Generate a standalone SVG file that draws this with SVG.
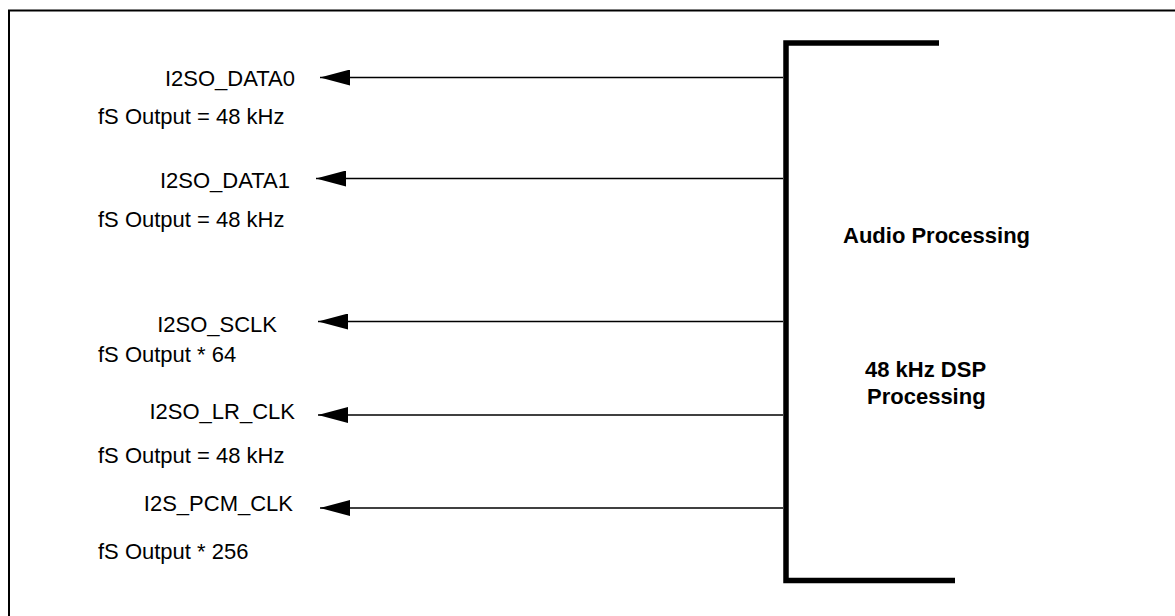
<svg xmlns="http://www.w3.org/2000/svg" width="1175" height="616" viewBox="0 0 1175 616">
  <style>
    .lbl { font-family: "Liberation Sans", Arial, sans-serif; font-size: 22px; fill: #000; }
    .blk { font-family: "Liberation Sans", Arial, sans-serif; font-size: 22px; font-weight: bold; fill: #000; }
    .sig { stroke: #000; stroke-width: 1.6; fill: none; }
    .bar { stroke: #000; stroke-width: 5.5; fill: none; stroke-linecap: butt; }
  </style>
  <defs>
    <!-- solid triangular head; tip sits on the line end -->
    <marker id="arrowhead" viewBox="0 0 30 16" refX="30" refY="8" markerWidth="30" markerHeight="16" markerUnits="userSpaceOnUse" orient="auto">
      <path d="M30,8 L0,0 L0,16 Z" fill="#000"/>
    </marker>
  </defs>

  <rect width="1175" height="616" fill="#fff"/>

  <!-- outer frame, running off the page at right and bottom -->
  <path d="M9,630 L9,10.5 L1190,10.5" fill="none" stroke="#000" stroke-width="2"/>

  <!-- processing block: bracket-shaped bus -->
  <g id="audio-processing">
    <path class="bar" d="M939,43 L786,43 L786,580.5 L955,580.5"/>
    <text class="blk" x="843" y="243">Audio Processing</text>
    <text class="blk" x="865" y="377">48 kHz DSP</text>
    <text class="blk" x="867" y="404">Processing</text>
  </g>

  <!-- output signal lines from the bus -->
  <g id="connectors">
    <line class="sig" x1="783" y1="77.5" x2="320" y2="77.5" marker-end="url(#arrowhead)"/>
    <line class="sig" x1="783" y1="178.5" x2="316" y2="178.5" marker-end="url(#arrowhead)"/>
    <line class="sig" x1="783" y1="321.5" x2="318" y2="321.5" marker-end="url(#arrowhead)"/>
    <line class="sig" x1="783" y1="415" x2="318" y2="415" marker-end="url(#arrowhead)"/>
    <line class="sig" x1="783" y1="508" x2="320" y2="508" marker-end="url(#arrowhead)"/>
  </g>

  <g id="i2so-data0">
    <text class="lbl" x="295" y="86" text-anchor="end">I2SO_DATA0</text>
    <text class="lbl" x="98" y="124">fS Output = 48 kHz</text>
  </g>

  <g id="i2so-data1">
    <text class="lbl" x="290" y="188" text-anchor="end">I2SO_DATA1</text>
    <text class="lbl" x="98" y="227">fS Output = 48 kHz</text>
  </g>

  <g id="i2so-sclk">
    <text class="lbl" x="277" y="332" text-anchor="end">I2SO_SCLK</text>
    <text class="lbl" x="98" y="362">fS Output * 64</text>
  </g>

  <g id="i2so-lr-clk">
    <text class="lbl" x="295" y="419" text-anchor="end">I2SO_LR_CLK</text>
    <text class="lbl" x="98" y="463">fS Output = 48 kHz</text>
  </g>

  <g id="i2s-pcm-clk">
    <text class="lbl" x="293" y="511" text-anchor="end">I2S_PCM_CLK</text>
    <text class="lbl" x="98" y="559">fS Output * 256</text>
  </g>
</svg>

**What this task involves**: Transcribe the full listing above exactly as it stands, minus the pictures.

**Exercise response**:
Generate a standalone SVG file that draws this with SVG.
<svg xmlns="http://www.w3.org/2000/svg" width="1175" height="616" viewBox="0 0 1175 616">
  <style>
    .lbl { font-family: "Liberation Sans", Arial, sans-serif; font-size: 22px; fill: #000; }
    .blk { font-family: "Liberation Sans", Arial, sans-serif; font-size: 22px; font-weight: bold; fill: #000; }
    .sig { stroke: #000; stroke-width: 1.6; fill: none; }
    .bar { stroke: #000; stroke-width: 5.5; fill: none; stroke-linecap: butt; }
  </style>
  <defs>
    <!-- solid triangular head; tip sits on the line end -->
    <marker id="arrowhead" viewBox="0 0 30 16" refX="30" refY="8" markerWidth="30" markerHeight="16" markerUnits="userSpaceOnUse" orient="auto">
      <path d="M30,8 L0,0 L0,16 Z" fill="#000"/>
    </marker>
  </defs>

  <rect width="1175" height="616" fill="#fff"/>

  <!-- outer frame, running off the page at right and bottom -->
  <path d="M9,630 L9,10.5 L1190,10.5" fill="none" stroke="#000" stroke-width="2"/>

  <!-- processing block: bracket-shaped bus -->
  <g id="audio-processing">
    <path class="bar" d="M939,43 L786,43 L786,580.5 L955,580.5"/>
    <text class="blk" x="843" y="243">Audio Processing</text>
    <text class="blk" x="865" y="377">48 kHz DSP</text>
    <text class="blk" x="867" y="404">Processing</text>
  </g>

  <!-- output signal lines from the bus -->
  <g id="connectors">
    <line class="sig" x1="783" y1="77.5" x2="320" y2="77.5" marker-end="url(#arrowhead)"/>
    <line class="sig" x1="783" y1="178.5" x2="316" y2="178.5" marker-end="url(#arrowhead)"/>
    <line class="sig" x1="783" y1="321.5" x2="318" y2="321.5" marker-end="url(#arrowhead)"/>
    <line class="sig" x1="783" y1="415" x2="318" y2="415" marker-end="url(#arrowhead)"/>
    <line class="sig" x1="783" y1="508" x2="320" y2="508" marker-end="url(#arrowhead)"/>
  </g>

  <g id="i2so-data0">
    <text class="lbl" x="295" y="86" text-anchor="end">I2SO_DATA0</text>
    <text class="lbl" x="98" y="124">fS Output = 48 kHz</text>
  </g>

  <g id="i2so-data1">
    <text class="lbl" x="290" y="188" text-anchor="end">I2SO_DATA1</text>
    <text class="lbl" x="98" y="227">fS Output = 48 kHz</text>
  </g>

  <g id="i2so-sclk">
    <text class="lbl" x="277" y="332" text-anchor="end">I2SO_SCLK</text>
    <text class="lbl" x="98" y="362">fS Output * 64</text>
  </g>

  <g id="i2so-lr-clk">
    <text class="lbl" x="295" y="419" text-anchor="end">I2SO_LR_CLK</text>
    <text class="lbl" x="98" y="463">fS Output = 48 kHz</text>
  </g>

  <g id="i2s-pcm-clk">
    <text class="lbl" x="293" y="511" text-anchor="end">I2S_PCM_CLK</text>
    <text class="lbl" x="98" y="559">fS Output * 256</text>
  </g>
</svg>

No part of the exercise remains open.